There’s a floating answer to a question I seek but cannot obtain. Why does my own mind go against me? There are days where I wish to be a part of something, but something in my head goes off, and says, “No.”
My anxiety is talking to me. My anxiety wants to talk for me. Sometimes, it does. It feels like a voice that wants to become my sole voice. Having two anxiety attacks this year wasn’t exactly what I planned as my New Year’s Resolution. Now, if it were only so simple to find a solution and have it expedited. My anxiety is everything I wish not to be.
Harsh words spewed at those who don’t deserve it,
Regrets chained me as I was the one who served it.
Was it me? Was it, without a fear of doubt, me? Or was it my anxiety?
I’m the one who said what I said but those thoughts –
they do not belong in my head.
Anxious thoughts have taken residency inside my mind,
now my genuine intuition is a lost find.
Impulsive and irrational decisions based on racing emotions,
my heart rate is speeding in a race I know I won’t win –
my hope and faith is running thin.
All I want to do is run away.
/ To escape it all /
It’s conflicting because I want to run away from… myself. I cannot handle my thoughts and refuse to take ownership of them because of how dark they are – this ship of mine has crashed.
violent thoughts collide with terrible endings
I see my future without a future
it starts with d and ends with h
spiraling down into a chaotic state of mind
where my head hurts just as much as my heart
I’m becoming a monster because I don’t feel human.
I don’t feel like myself.
I am scared of myself.
Is this me? Truly?
I sense steps coming forth my way with a shadow I’ve seen before. It is familiar but in a chilling manner. It reminds me of an icy winter where I am once again unprepared and warmth becomes a scarcity and is almost prohibited to encounter and grasp.
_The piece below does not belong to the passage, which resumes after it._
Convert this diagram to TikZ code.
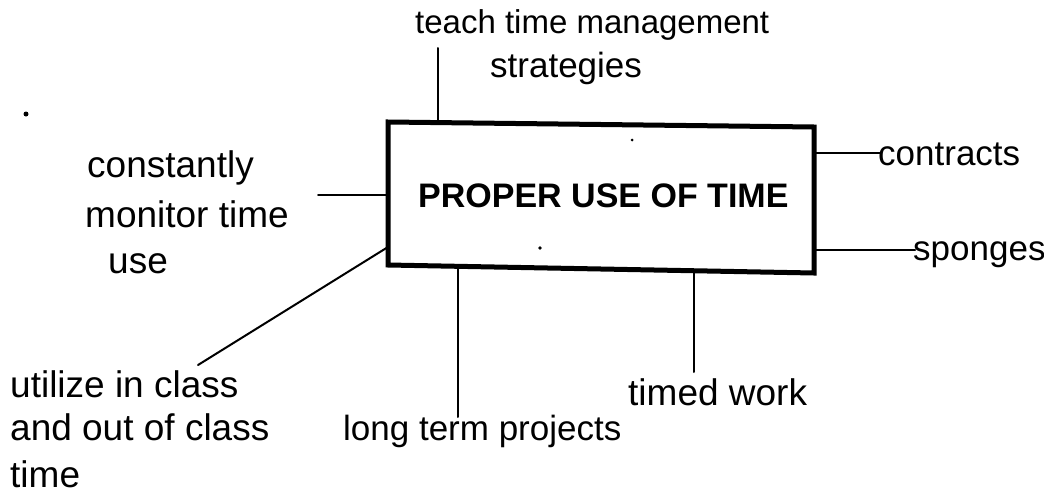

I seek refuge, a place to hide, because I am now an animal who’s ashamed of her own hide –
my skin feels alien-like
if you compared who I was last week to who I was last night
we are nothing alike.
speaking of feel,
I seek to feel something, anything,
than what I’m feeling now.
It doesn’t matter how.
I don’t feel like myself.
When I was young, I used to fear the monsters under my bed in the dark, but now I fear the monster I lay in bed with every night – my mind. Writing this post was daunting to me because these are the unadulterated words spinning around in my head. I fear not the judgement of these lines, but the consequences. I ask the universe, in this moment, is there yet another battle I must conquer again? I must ask, is my depression coming back?